Khabar Lahariya: How a local print newspaper still makes a difference
The Columbia Journalism Review has this beautiful, inspiring story about a local print, biweekly newspaper called 'Khabar Lahariya' ('The Wave of News' in English) in the local bundeli language, staffed by 20 local women, who are either high school or college grads and freshers.
Started some seven years ago, Khabar Lehariya has a circulation of 35,000 and sells for two rupees (four cents, roughly the cost of a cup of tea in Bundelkhand, a hot and dry region in central India, famous for its bandits, harsh landscapes (think of Robert Rodriguez's Mexico movies), the place where Lord Rama lived and most importantly, for rains that almost always disappoint.

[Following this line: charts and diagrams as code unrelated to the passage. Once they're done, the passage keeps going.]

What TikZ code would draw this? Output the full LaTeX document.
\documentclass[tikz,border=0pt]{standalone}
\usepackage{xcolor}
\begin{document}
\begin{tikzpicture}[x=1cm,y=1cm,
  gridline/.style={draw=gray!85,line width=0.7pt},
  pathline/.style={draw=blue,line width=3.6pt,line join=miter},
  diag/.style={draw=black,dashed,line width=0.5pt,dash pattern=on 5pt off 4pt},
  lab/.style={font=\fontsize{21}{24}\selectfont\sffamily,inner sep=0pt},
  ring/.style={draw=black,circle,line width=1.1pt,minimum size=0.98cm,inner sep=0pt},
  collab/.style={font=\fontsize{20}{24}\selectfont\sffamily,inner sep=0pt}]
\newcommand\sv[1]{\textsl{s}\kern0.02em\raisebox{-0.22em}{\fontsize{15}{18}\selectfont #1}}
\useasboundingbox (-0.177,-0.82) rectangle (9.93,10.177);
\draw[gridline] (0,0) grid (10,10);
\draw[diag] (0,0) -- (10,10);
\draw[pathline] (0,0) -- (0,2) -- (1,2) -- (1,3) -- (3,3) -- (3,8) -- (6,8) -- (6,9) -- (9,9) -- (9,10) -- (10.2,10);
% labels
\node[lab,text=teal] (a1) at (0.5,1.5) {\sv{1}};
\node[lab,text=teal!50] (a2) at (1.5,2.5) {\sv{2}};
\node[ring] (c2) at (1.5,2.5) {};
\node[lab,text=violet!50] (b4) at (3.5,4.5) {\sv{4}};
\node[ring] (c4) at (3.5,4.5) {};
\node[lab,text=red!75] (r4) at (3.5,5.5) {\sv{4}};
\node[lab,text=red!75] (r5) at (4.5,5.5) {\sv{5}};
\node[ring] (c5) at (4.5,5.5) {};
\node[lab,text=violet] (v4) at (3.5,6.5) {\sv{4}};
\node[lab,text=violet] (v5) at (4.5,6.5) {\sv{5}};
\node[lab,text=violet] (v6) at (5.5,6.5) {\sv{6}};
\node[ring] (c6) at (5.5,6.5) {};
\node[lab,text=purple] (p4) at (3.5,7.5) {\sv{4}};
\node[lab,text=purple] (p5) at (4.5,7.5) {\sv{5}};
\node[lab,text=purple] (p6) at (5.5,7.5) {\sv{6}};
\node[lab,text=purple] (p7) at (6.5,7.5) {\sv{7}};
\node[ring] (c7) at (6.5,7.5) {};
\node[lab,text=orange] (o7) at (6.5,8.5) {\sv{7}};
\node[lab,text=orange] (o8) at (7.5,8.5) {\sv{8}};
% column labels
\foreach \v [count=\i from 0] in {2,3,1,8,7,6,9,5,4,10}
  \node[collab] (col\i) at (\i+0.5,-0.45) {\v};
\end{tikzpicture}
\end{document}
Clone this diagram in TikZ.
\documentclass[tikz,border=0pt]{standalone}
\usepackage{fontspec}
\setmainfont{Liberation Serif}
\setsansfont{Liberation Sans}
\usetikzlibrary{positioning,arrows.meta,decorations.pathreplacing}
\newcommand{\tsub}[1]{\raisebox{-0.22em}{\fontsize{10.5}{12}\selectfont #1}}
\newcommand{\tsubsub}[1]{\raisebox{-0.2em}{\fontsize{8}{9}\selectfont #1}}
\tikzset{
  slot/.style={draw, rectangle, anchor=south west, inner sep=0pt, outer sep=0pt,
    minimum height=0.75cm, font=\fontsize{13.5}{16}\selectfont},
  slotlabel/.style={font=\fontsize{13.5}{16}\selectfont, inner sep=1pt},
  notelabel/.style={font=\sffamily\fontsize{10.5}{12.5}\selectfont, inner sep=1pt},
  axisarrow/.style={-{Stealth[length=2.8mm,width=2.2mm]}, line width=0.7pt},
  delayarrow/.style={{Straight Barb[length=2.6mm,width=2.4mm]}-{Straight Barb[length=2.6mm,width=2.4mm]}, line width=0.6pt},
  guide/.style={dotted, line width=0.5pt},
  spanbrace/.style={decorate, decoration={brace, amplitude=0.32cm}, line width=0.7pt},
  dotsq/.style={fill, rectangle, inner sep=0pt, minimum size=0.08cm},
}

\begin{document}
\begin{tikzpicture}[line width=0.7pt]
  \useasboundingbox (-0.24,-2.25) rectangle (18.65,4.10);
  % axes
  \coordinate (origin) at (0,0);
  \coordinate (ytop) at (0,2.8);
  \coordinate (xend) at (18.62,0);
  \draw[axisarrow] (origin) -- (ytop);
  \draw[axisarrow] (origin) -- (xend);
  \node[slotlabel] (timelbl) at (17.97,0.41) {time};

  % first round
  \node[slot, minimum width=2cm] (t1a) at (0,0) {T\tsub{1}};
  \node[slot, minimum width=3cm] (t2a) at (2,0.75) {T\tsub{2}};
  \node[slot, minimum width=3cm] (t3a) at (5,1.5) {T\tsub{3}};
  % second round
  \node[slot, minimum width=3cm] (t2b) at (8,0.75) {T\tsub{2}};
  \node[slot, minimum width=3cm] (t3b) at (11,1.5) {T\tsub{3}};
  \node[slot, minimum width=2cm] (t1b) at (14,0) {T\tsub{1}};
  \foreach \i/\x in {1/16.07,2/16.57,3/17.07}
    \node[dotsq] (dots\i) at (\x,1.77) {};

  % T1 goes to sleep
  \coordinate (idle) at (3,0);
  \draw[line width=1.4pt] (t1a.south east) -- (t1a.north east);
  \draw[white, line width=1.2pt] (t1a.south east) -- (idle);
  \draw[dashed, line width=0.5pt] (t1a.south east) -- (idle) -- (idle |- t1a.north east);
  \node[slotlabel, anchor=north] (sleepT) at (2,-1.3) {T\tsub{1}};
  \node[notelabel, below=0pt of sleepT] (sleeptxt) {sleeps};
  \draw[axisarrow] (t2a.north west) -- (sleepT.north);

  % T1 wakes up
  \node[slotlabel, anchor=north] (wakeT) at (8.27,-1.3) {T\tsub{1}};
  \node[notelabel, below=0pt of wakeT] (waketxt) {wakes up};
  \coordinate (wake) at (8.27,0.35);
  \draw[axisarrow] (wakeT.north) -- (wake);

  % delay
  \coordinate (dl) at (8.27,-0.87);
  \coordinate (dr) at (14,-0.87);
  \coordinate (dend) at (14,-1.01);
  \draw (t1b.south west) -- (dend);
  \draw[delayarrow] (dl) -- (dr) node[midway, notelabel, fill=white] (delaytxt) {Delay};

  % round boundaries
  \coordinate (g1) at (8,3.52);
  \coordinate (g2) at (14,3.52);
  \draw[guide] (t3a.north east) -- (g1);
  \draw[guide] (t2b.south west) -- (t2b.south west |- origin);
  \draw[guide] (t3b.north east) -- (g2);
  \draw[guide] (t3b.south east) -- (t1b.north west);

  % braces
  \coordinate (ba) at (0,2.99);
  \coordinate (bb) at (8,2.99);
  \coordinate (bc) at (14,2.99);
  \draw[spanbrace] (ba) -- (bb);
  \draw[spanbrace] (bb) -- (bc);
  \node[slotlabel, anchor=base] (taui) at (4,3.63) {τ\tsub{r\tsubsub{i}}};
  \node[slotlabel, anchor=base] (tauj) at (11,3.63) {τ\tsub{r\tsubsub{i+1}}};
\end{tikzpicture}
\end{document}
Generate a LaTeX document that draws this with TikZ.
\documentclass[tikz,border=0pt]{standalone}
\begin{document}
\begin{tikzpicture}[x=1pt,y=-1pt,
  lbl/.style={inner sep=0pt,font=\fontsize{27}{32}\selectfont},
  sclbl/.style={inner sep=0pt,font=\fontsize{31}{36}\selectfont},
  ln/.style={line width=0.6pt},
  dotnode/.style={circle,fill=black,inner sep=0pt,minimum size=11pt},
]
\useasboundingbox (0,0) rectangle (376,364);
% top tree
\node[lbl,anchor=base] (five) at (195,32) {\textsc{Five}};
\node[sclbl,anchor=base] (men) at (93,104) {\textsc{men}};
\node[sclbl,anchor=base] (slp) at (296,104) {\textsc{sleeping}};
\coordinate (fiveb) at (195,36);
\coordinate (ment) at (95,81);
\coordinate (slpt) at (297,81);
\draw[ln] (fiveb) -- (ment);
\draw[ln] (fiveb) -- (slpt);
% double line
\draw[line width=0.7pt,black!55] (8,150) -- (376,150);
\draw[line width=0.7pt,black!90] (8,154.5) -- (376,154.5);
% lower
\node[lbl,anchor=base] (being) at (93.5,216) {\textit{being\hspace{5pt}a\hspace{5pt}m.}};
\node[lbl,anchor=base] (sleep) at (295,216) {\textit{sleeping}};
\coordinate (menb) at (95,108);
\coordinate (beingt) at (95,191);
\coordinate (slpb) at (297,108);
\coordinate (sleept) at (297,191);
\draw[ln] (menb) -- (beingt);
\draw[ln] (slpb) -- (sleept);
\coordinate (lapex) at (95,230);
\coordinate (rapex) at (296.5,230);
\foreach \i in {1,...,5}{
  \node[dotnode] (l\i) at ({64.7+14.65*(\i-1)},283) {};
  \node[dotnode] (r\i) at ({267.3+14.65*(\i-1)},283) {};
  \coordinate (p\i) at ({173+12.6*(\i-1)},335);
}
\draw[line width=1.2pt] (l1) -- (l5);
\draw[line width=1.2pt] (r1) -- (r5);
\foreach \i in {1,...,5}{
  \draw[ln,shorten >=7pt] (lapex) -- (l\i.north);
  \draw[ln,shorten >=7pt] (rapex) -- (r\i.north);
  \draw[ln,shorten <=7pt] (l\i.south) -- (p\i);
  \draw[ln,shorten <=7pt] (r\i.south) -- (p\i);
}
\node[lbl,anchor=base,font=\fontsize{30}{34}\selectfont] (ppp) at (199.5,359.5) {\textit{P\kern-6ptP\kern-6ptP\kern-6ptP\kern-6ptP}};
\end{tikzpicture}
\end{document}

Focus of coverage: To cover all "local issues", all that the main press ignores - untouchability, dominance of upper castes, banditry, women's rights education, governance (rather, the lack of it)...it is an endless list of problems in India's heartlands, mercifully untouched by the malls.
A paper like this might do great with help of cheap technology like mobiles, for example, for filing voice and SMS-based reports.
How much will take for similar local village journalism initiatives to bloom in 600-odd districts throughout India?
At 20 reporters per district, Rs. 5000 ($100) per month, that comes to $24,000/year per district and $14,4000,00/year ($14.4 million) for whole of India. That is what I have in mind. At the current budget for the completely unnecessary Commonwealth Games, we could have funded this 'non-profit local news across India' initiative for 50 years, at least, give or take another 50 years.